HK ベーゼンドルファー・インペリアルを弾くのは今回が初めてです。調律のゲルト・フィンケンシュタインが所有するさまざまなメーカーの5台のピアノの中からこの楽器を選びました。今回のレパートリーにピッタリだと感じました。力強く、しかも繊細で、とろけるチーズのように、ゴムのように、音が伸びてくれるのです。それからふくよかな和声を作りやすい。ベースが、何と言ったらよいか、オルガンのようで、しかも一つの楽器で弾いているようには聴こえないのです。オーボエやファゴトなど、オーケストラのさまざまなパートが弾いているかのような多彩な音色を出してくれます。この楽器に出会って大変うれしいです。
――今回は2014年のラフマニノフ以来、3年ぶりのレコーディングとなりますね。その間に娘さんが生まれ、お住まいもバンベルクへ移られたりと、プライベートな面でも大きな変化がありました。音楽の取り組み方で、以前と変わってよかったな、と意識されておられることは何でしょうか。

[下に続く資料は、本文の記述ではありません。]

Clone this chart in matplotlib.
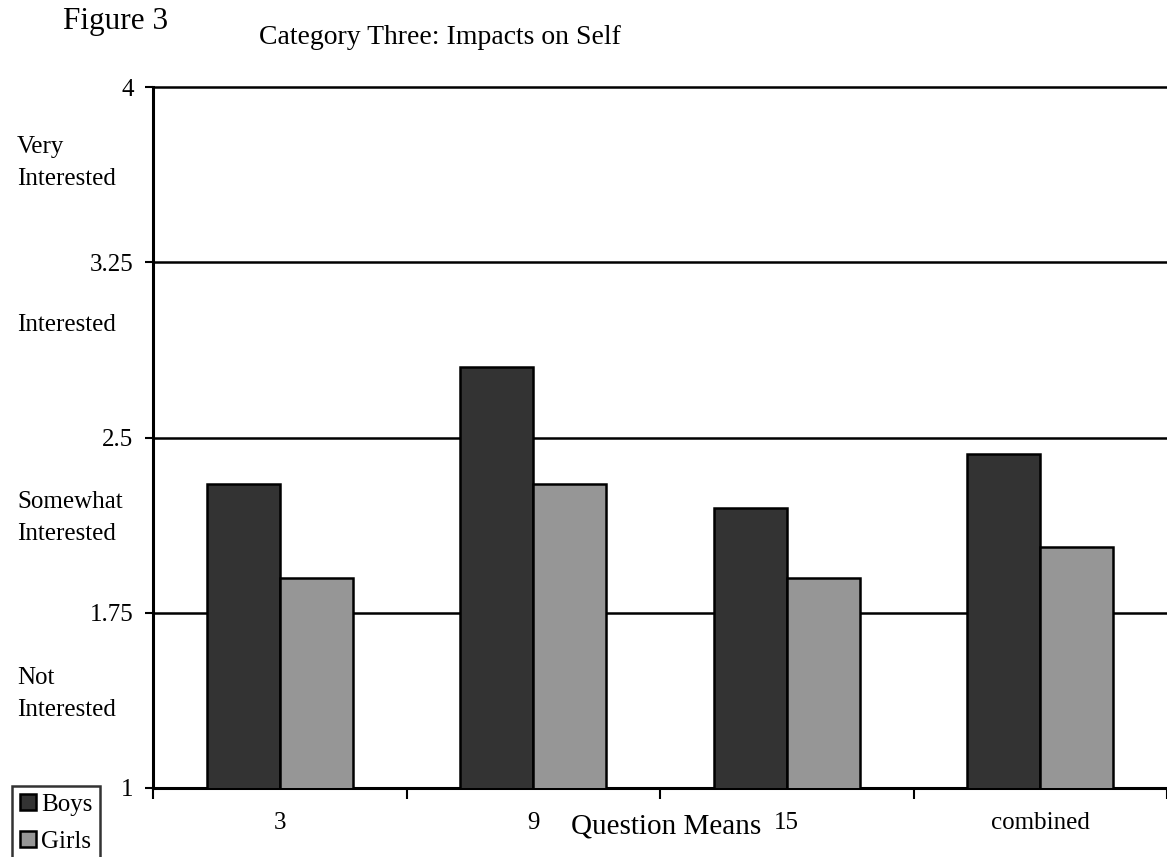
import numpy as np
import matplotlib
matplotlib.use("Agg")
import matplotlib.pyplot as plt
from matplotlib.patches import Patch
import matplotlib.transforms as mtransforms

plt.rcParams['font.family'] = ['Liberation Serif', 'DejaVu Serif']

# question means by group
questions = ['3', '9', '15', 'combined']
boys = [2.30, 2.80, 2.20, 2.43]
girls = [1.90, 2.30, 1.90, 2.03]
y_ticks = [1, 1.75, 2.5, 3.25, 4]
y_tick_labels = ['1', '1.75', '2.5', '3.25', '4']
scale_labels = ['Very\nInterested', 'Interested', 'Somewhat\nInterested', 'Not\nInterested']
scale_pos = [3.675, 2.98, 2.156, 1.403]

fig = plt.figure(figsize=(11.67, 8.57), dpi=100)
ax = fig.add_axes([153 / 1167, 69 / 857, 1 - 153 / 1167, 701 / 857])

x = np.arange(len(questions))
w = 0.288
ax.bar(x - w / 2, boys, w, bottom=0, color='#333333', edgecolor='black', linewidth=1.8, zorder=3)
ax.bar(x + w / 2, girls, w, bottom=0, color='#969696', edgecolor='black', linewidth=1.8, zorder=3)

ax.set_xlim(-0.5, len(questions) - 0.5)
ax.set_ylim(1, 4)

# horizontal reference lines, the top one sits on the axes edge
for yv in y_ticks[1:]:
    ax.axhline(yv, color='black', linewidth=1.8, zorder=1, clip_on=False)

ax.set_yticks(y_ticks)
ax.set_yticklabels(y_tick_labels, fontsize=18)
ax.tick_params(axis='y', direction='out', length=6, width=1.5, pad=8)

ax.set_xticks(np.arange(len(questions) + 1) - 0.5)
ax.set_xticklabels([])
ax.tick_params(axis='x', direction='out', length=8, width=1.5)
for i, q in enumerate(questions):
    ax.text(i, 1 - 823 / 857, q, transform=mtransforms.blended_transform_factory(ax.transData, fig.transFigure),
            ha='center', va='center', fontsize=18)

fig.text(666 / 1167, 1 - 827 / 857, 'Question Means', ha='center', va='center', fontsize=21)

for s in ['top', 'right']:
    ax.spines[s].set_visible(False)
for s in ['left', 'bottom']:
    ax.spines[s].set_linewidth(2.2)

trans = mtransforms.blended_transform_factory(fig.transFigure, ax.transData)
for lab, yv in zip(scale_labels, scale_pos):
    ax.text(17 / 1167, yv, lab, transform=trans, ha='left', va='center', fontsize=18, linespacing=1.55)

fig.text(63 / 1167, 1 - 22 / 857, 'Figure 3', ha='left', va='center', fontsize=22.5)
fig.text(440 / 1167, 1 - 38 / 857, 'Category Three: Impacts on Self', ha='center', va='center', fontsize=20)

handles = [Patch(facecolor='#333333', edgecolor='black', linewidth=1.8, label='Boys'),
           Patch(facecolor='#969696', edgecolor='black', linewidth=1.8, label='Girls')]
leg = fig.legend(handles=handles, loc='lower left', bbox_to_anchor=(12 / 1167, -0.004),
                 frameon=True, fancybox=False, edgecolor='black', fontsize=18,
                 handlelength=0.65, handleheight=0.65, handletextpad=0.2,
                 borderpad=0.3, labelspacing=0.6, borderaxespad=0)
leg.get_frame().set_linewidth(1.8)

fig.savefig('out.png', dpi=100)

HK 穏やかさの大切さを知りましたね。娘が生まれる前も私は決してアクティブな人間ではなかったですが、バンベルクという人口わずか7万の小さな街(私たちの住んでいる場所から中心まで自転車でわずか10分です)に暮らしていると、日々の暮らしの穏やかさのすばらしさをより一層感じるようになりました。 娘を生んでから、自分だけのための時間がずいぶん少なくなりました。レコーディングでは自分だけの時間を作ることができるわけで、今回はそのありがたみを心ゆくまで満喫できました。焦らないで自分のペースで弾くことができたのです。今回のレコーディングの組み立てを考えた時、昔とは違って、難しい曲からではなく、優しい曲から初めて、レコーディング中、肉体のコンディションをうまくキープしようと思いました。身体の調子がよければ、心も軽やかになりますからね!